Richard J. Roberts’ speech at the Nobel Banquet, December 10, 1993
Your Majesties, Your Royal Highnesses, Ladies and Gentlemen,
On behalf of my colleague, Phillip Sharp and myself, I would like to express our deep gratitude for the unparalleled honor conferred upon us today. Science is rarely a solitary occupation and our discovery of split genes depended heavily on talented colleagues and a vast body of experimental biology that had preceded our work. We view this award as a tribute to those colleagues and especially to our co-workers, Richard Gelinas, Louise Chow and Tom Broker from Cold Spring Harbor and Susan Berget and Claire Moore from MIT.

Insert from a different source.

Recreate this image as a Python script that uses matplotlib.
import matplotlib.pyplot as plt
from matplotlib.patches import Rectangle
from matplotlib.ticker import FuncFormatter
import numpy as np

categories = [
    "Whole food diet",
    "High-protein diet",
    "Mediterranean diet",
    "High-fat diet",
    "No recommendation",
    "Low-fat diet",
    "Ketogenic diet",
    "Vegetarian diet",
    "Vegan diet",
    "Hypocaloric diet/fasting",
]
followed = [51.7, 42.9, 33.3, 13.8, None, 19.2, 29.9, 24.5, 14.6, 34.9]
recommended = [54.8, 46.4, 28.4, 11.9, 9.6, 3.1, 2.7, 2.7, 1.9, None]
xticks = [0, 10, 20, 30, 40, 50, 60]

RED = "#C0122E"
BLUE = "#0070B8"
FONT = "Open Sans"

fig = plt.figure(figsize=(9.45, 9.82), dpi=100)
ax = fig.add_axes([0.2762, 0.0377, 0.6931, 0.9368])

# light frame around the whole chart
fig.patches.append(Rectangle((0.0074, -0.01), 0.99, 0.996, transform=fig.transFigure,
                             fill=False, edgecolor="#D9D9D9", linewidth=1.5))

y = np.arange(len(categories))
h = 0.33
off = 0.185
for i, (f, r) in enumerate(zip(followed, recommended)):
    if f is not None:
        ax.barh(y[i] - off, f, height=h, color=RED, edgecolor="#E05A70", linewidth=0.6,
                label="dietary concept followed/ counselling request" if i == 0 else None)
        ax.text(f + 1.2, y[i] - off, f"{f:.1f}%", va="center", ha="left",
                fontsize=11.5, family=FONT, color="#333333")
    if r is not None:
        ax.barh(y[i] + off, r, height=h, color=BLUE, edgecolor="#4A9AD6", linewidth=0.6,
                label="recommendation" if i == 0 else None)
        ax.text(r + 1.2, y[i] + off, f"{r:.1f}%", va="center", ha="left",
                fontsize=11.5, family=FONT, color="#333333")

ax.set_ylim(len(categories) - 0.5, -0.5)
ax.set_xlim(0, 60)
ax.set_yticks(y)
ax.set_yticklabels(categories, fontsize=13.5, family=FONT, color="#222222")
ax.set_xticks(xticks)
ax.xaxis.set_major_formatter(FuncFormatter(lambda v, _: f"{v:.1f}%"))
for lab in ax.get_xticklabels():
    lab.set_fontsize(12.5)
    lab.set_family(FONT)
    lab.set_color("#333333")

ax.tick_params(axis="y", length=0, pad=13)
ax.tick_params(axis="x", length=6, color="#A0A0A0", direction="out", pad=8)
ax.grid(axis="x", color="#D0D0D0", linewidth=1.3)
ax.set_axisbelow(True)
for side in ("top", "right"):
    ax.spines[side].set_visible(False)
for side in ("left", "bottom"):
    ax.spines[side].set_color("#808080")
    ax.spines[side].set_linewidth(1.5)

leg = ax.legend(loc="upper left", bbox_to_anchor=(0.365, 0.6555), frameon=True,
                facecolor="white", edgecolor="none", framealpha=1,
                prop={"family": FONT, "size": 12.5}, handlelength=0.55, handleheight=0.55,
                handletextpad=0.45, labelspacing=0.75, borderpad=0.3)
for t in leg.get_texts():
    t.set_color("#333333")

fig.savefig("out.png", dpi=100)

In the last few weeks I have frequently been asked “What causes genes to be split?”. This is a deep evolutionary question and I could probably drone on for several hours, but a faster answer will be needed here. In many letters that Phil and I have received from schoolchildren this was the burning question. One surprising answer was proposed by a Reverend from New York. He sent a long and detailed letter explaining that it was “static electricity and deadly ozone gas” that caused the genes to be split. However, it was apparent that this was also his explanation for Crib Death and a variety of other ills that befall us. No doubt prompted by the phrase “splitting the atom” some letters from children, or perhaps their parents, suggested that Phil and I had ourselves split the genes and were curious to know how we had done it. During a conversation with a reporter today I was complimented as being “the youngest of this year’s prize-winners”. In fact, I am not but do have a youthful appearance. I wonder if my genes are not split as much as other people’s. Recently, the answer came from a quite unexpected source – a Philadelphia newspaper. A vivid illustration in a comic strip showed a rather large gentleman bending over, with dramatic consequences for the seam for his jeans.